**Task goal:** Quote the data below in full, please, without altering anything.

**Material provided:**
** begin **

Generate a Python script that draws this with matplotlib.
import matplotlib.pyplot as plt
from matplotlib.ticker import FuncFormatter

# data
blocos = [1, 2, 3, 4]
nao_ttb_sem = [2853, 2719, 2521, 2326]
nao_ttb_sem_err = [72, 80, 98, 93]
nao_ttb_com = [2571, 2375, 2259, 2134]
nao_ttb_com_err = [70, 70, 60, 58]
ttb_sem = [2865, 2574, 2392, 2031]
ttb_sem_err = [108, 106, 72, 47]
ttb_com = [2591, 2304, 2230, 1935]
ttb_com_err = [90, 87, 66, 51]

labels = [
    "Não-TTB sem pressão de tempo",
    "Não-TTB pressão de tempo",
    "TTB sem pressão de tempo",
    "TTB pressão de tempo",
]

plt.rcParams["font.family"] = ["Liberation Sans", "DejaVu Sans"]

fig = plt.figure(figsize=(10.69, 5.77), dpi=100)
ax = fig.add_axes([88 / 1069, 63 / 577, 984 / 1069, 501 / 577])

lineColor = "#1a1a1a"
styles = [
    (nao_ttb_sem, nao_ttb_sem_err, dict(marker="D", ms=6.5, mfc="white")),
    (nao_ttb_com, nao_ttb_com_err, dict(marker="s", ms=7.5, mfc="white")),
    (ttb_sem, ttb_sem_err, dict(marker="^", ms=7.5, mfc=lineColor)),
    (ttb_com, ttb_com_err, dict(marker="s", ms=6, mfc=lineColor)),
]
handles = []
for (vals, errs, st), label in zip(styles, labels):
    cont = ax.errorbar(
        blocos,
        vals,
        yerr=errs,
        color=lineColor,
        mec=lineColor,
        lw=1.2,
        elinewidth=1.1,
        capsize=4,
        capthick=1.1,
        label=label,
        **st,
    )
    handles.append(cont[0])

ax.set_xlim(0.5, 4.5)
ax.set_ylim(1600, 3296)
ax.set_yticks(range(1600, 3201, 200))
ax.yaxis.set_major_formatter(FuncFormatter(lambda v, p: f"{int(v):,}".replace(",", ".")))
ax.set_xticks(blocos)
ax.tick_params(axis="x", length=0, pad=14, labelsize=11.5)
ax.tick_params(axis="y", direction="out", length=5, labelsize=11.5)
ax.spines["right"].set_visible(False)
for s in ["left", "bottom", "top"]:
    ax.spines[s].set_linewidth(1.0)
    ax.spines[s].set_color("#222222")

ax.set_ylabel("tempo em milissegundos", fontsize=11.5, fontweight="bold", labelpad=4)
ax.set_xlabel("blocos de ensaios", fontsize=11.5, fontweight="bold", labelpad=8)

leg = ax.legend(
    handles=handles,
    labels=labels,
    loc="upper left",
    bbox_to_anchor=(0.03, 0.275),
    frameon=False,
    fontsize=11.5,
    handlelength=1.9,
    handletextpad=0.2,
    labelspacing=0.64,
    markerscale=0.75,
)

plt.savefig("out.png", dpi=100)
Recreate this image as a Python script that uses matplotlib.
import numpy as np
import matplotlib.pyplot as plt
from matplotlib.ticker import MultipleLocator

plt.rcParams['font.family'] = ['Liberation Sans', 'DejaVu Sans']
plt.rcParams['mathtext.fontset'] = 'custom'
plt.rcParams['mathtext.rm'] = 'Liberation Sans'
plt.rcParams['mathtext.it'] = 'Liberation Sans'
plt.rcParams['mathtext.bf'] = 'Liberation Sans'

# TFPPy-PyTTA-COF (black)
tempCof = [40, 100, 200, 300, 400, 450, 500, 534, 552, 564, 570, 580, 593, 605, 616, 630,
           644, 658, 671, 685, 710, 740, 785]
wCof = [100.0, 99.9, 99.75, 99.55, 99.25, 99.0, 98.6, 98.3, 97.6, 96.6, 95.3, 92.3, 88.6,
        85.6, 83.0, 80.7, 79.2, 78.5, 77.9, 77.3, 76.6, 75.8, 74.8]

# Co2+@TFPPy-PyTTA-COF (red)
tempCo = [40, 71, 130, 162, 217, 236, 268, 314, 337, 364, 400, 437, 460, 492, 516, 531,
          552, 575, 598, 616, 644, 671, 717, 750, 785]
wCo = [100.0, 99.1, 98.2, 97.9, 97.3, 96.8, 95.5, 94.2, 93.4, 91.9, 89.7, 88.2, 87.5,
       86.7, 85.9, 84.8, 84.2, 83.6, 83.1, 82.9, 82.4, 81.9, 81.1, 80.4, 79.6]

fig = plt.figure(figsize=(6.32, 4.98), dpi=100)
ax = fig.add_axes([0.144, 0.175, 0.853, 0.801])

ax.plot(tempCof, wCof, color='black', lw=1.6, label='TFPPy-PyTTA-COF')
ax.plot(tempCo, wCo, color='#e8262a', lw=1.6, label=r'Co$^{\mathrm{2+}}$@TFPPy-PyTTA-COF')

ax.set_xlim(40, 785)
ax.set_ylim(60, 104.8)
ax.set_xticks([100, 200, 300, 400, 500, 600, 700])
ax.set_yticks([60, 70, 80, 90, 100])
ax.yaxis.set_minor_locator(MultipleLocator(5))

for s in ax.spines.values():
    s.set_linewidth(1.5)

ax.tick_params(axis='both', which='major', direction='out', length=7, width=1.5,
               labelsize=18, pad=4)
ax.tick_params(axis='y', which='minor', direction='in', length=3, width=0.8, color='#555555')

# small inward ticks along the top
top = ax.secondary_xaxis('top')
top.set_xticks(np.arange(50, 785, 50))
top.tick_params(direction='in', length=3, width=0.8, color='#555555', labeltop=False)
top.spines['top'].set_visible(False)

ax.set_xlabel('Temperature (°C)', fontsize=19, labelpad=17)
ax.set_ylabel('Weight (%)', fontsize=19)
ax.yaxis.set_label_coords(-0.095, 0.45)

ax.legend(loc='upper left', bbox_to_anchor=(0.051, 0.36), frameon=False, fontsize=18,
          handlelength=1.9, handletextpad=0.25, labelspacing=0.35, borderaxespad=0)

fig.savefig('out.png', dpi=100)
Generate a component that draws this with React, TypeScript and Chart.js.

** end **

**Solution below:**
Generate a Python script that draws this with matplotlib.
import matplotlib.pyplot as plt
from matplotlib.ticker import FuncFormatter

# data
blocos = [1, 2, 3, 4]
nao_ttb_sem = [2853, 2719, 2521, 2326]
nao_ttb_sem_err = [72, 80, 98, 93]
nao_ttb_com = [2571, 2375, 2259, 2134]
nao_ttb_com_err = [70, 70, 60, 58]
ttb_sem = [2865, 2574, 2392, 2031]
ttb_sem_err = [108, 106, 72, 47]
ttb_com = [2591, 2304, 2230, 1935]
ttb_com_err = [90, 87, 66, 51]

labels = [
    "Não-TTB sem pressão de tempo",
    "Não-TTB pressão de tempo",
    "TTB sem pressão de tempo",
    "TTB pressão de tempo",
]

plt.rcParams["font.family"] = ["Liberation Sans", "DejaVu Sans"]

fig = plt.figure(figsize=(10.69, 5.77), dpi=100)
ax = fig.add_axes([88 / 1069, 63 / 577, 984 / 1069, 501 / 577])

lineColor = "#1a1a1a"
styles = [
    (nao_ttb_sem, nao_ttb_sem_err, dict(marker="D", ms=6.5, mfc="white")),
    (nao_ttb_com, nao_ttb_com_err, dict(marker="s", ms=7.5, mfc="white")),
    (ttb_sem, ttb_sem_err, dict(marker="^", ms=7.5, mfc=lineColor)),
    (ttb_com, ttb_com_err, dict(marker="s", ms=6, mfc=lineColor)),
]
handles = []
for (vals, errs, st), label in zip(styles, labels):
    cont = ax.errorbar(
        blocos,
        vals,
        yerr=errs,
        color=lineColor,
        mec=lineColor,
        lw=1.2,
        elinewidth=1.1,
        capsize=4,
        capthick=1.1,
        label=label,
        **st,
    )
    handles.append(cont[0])

ax.set_xlim(0.5, 4.5)
ax.set_ylim(1600, 3296)
ax.set_yticks(range(1600, 3201, 200))
ax.yaxis.set_major_formatter(FuncFormatter(lambda v, p: f"{int(v):,}".replace(",", ".")))
ax.set_xticks(blocos)
ax.tick_params(axis="x", length=0, pad=14, labelsize=11.5)
ax.tick_params(axis="y", direction="out", length=5, labelsize=11.5)
ax.spines["right"].set_visible(False)
for s in ["left", "bottom", "top"]:
    ax.spines[s].set_linewidth(1.0)
    ax.spines[s].set_color("#222222")

ax.set_ylabel("tempo em milissegundos", fontsize=11.5, fontweight="bold", labelpad=4)
ax.set_xlabel("blocos de ensaios", fontsize=11.5, fontweight="bold", labelpad=8)

leg = ax.legend(
    handles=handles,
    labels=labels,
    loc="upper left",
    bbox_to_anchor=(0.03, 0.275),
    frameon=False,
    fontsize=11.5,
    handlelength=1.9,
    handletextpad=0.2,
    labelspacing=0.64,
    markerscale=0.75,
)

plt.savefig("out.png", dpi=100)
Recreate this image as a Python script that uses matplotlib.
import numpy as np
import matplotlib.pyplot as plt
from matplotlib.ticker import MultipleLocator

plt.rcParams['font.family'] = ['Liberation Sans', 'DejaVu Sans']
plt.rcParams['mathtext.fontset'] = 'custom'
plt.rcParams['mathtext.rm'] = 'Liberation Sans'
plt.rcParams['mathtext.it'] = 'Liberation Sans'
plt.rcParams['mathtext.bf'] = 'Liberation Sans'

# TFPPy-PyTTA-COF (black)
tempCof = [40, 100, 200, 300, 400, 450, 500, 534, 552, 564, 570, 580, 593, 605, 616, 630,
           644, 658, 671, 685, 710, 740, 785]
wCof = [100.0, 99.9, 99.75, 99.55, 99.25, 99.0, 98.6, 98.3, 97.6, 96.6, 95.3, 92.3, 88.6,
        85.6, 83.0, 80.7, 79.2, 78.5, 77.9, 77.3, 76.6, 75.8, 74.8]

# Co2+@TFPPy-PyTTA-COF (red)
tempCo = [40, 71, 130, 162, 217, 236, 268, 314, 337, 364, 400, 437, 460, 492, 516, 531,
          552, 575, 598, 616, 644, 671, 717, 750, 785]
wCo = [100.0, 99.1, 98.2, 97.9, 97.3, 96.8, 95.5, 94.2, 93.4, 91.9, 89.7, 88.2, 87.5,
       86.7, 85.9, 84.8, 84.2, 83.6, 83.1, 82.9, 82.4, 81.9, 81.1, 80.4, 79.6]

fig = plt.figure(figsize=(6.32, 4.98), dpi=100)
ax = fig.add_axes([0.144, 0.175, 0.853, 0.801])

ax.plot(tempCof, wCof, color='black', lw=1.6, label='TFPPy-PyTTA-COF')
ax.plot(tempCo, wCo, color='#e8262a', lw=1.6, label=r'Co$^{\mathrm{2+}}$@TFPPy-PyTTA-COF')

ax.set_xlim(40, 785)
ax.set_ylim(60, 104.8)
ax.set_xticks([100, 200, 300, 400, 500, 600, 700])
ax.set_yticks([60, 70, 80, 90, 100])
ax.yaxis.set_minor_locator(MultipleLocator(5))

for s in ax.spines.values():
    s.set_linewidth(1.5)

ax.tick_params(axis='both', which='major', direction='out', length=7, width=1.5,
               labelsize=18, pad=4)
ax.tick_params(axis='y', which='minor', direction='in', length=3, width=0.8, color='#555555')

# small inward ticks along the top
top = ax.secondary_xaxis('top')
top.set_xticks(np.arange(50, 785, 50))
top.tick_params(direction='in', length=3, width=0.8, color='#555555', labeltop=False)
top.spines['top'].set_visible(False)

ax.set_xlabel('Temperature (°C)', fontsize=19, labelpad=17)
ax.set_ylabel('Weight (%)', fontsize=19)
ax.yaxis.set_label_coords(-0.095, 0.45)

ax.legend(loc='upper left', bbox_to_anchor=(0.051, 0.36), frameon=False, fontsize=18,
          handlelength=1.9, handletextpad=0.25, labelspacing=0.35, borderaxespad=0)

fig.savefig('out.png', dpi=100)
Generate a component that draws this with React, TypeScript and Chart.js.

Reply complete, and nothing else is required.